* **Given material**
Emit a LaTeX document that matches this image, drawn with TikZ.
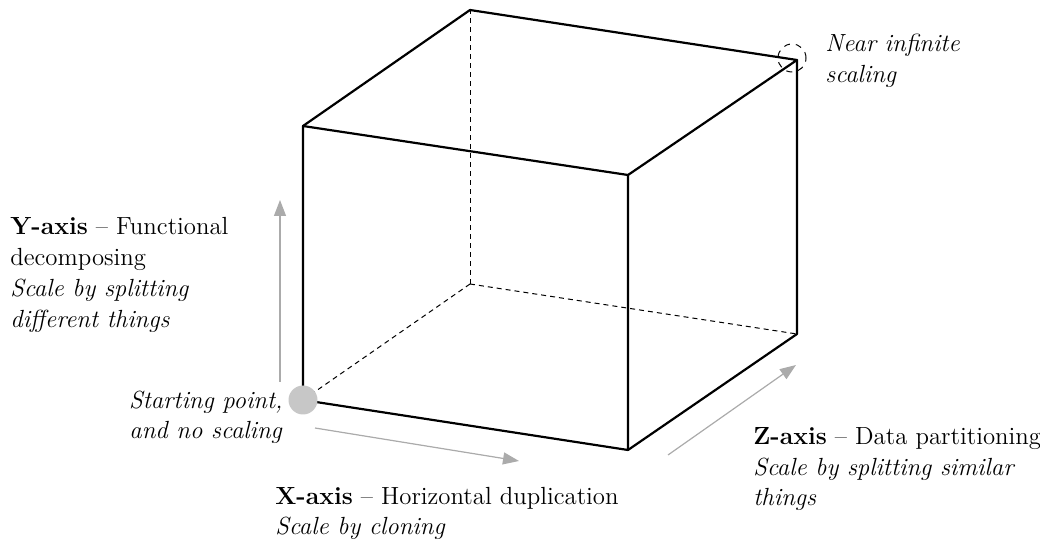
\documentclass[tikz,border=0pt]{standalone}
\usepackage{tikz}
\usetikzlibrary{arrows.meta}

\begin{document}
\begin{tikzpicture}[
    x=0.5pt,
    y=-0.5pt,
    >={Triangle[length=8pt,width=6pt]},
    edge/.style={
        line width=1.1pt,
        line join=round
    },
    hidden/.style={
        line width=0.5pt,
        dash pattern=on 2.5pt off 2pt
    },
    axis/.style={
        ->,
        draw=black!33,
        fill=black!33,
        line width=0.6pt
    },
    txt/.style={
        font=\fontsize{12.4}{15.5}\selectfont,
        align=left,
        inner sep=0pt
    }
]

    \useasboundingbox (0,0) rectangle (1040,545);

    % Cube corners
    \coordinate (F1) at (303,400);
    \coordinate (F2) at (628,450);
    \coordinate (F3) at (628,175);
    \coordinate (F4) at (303,126);
    \coordinate (B1) at (470,284);
    \coordinate (B2) at (797,334);
    \coordinate (B3) at (797,60);
    \coordinate (B4) at (470,10);

    % Hidden edges
    \draw[hidden] (B1) -- (F1);
    \draw[hidden] (B1) -- (B4);
    \draw[hidden] (B1) -- (B2);

    % Visible edges
    \draw[edge] (F1) -- (F2) -- (F3) -- (F4) -- cycle;
    \draw[edge] (F4) -- (B4) -- (B3) -- (F3);
    \draw[edge] (B3) -- (B2) -- (F2);

    % Start and far corner
    \node[circle, fill=black!22, minimum size=14.5pt, inner sep=0pt] (start) at (F1) {};
    \node[circle, draw, dashed, line width=0.5pt, minimum size=14pt, inner sep=0pt] (far) at (792,58) {};

    % Axes
    \coordinate (Y0) at (280,382);
    \coordinate (Y1) at (280,200);
    \coordinate (X0) at (315,428);
    \coordinate (X1) at (519,461);
    \coordinate (Z0) at (668,455);
    \coordinate (Z1) at (796,365);
    \draw[axis] (Y0) -- (Y1);
    \draw[axis] (X0) -- (X1);
    \draw[axis] (Z0) -- (Z1);

    % Labels (base = last line)
    \node[txt, anchor=base west] (ylab) at (10,328)
        {\textbf{Y-axis} -- Functional\\decomposing\\\textit{Scale by splitting}\\\textit{different things}};

    \node[txt, anchor=base east, align=right] (slab) at (283,439)
        {\textit{Starting point,}\\\textit{and no scaling}};

    \node[txt, anchor=base west] (xlab) at (275,535)
        {\textbf{X-axis} -- Horizontal duplication\\\textit{Scale by cloning}};

    \node[txt, anchor=base west] (zlab) at (753,506)
        {\textbf{Z-axis} -- Data partitioning\\\textit{Scale by splitting similar}\\\textit{things}};

    \node[txt, anchor=base west] (flab) at (825,83)
        {\textit{Near infinite}\\\textit{scaling}};

\end{tikzpicture}
\end{document}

* **Objective**
Exactly reproduce the run of lines from the start of the listing through the line with "draw, dashed, line", inclusive; pictures are not copied.

* **Task response**
Emit a LaTeX document that matches this image, drawn with TikZ.
\documentclass[tikz,border=0pt]{standalone}
\usepackage{tikz}
\usetikzlibrary{arrows.meta}

\begin{document}
\begin{tikzpicture}[
    x=0.5pt,
    y=-0.5pt,
    >={Triangle[length=8pt,width=6pt]},
    edge/.style={
        line width=1.1pt,
        line join=round
    },
    hidden/.style={
        line width=0.5pt,
        dash pattern=on 2.5pt off 2pt
    },
    axis/.style={
        ->,
        draw=black!33,
        fill=black!33,
        line width=0.6pt
    },
    txt/.style={
        font=\fontsize{12.4}{15.5}\selectfont,
        align=left,
        inner sep=0pt
    }
]

    \useasboundingbox (0,0) rectangle (1040,545);

    % Cube corners
    \coordinate (F1) at (303,400);
    \coordinate (F2) at (628,450);
    \coordinate (F3) at (628,175);
    \coordinate (F4) at (303,126);
    \coordinate (B1) at (470,284);
    \coordinate (B2) at (797,334);
    \coordinate (B3) at (797,60);
    \coordinate (B4) at (470,10);

    % Hidden edges
    \draw[hidden] (B1) -- (F1);
    \draw[hidden] (B1) -- (B4);
    \draw[hidden] (B1) -- (B2);

    % Visible edges
    \draw[edge] (F1) -- (F2) -- (F3) -- (F4) -- cycle;
    \draw[edge] (F4) -- (B4) -- (B3) -- (F3);
    \draw[edge] (B3) -- (B2) -- (F2);

    % Start and far corner
    \node[circle, fill=black!22, minimum size=14.5pt, inner sep=0pt] (start) at (F1) {};
    \node[circle, draw, dashed, line width=0.5pt, minimum size=14pt, inner sep=0pt] (far) at (792,58) {};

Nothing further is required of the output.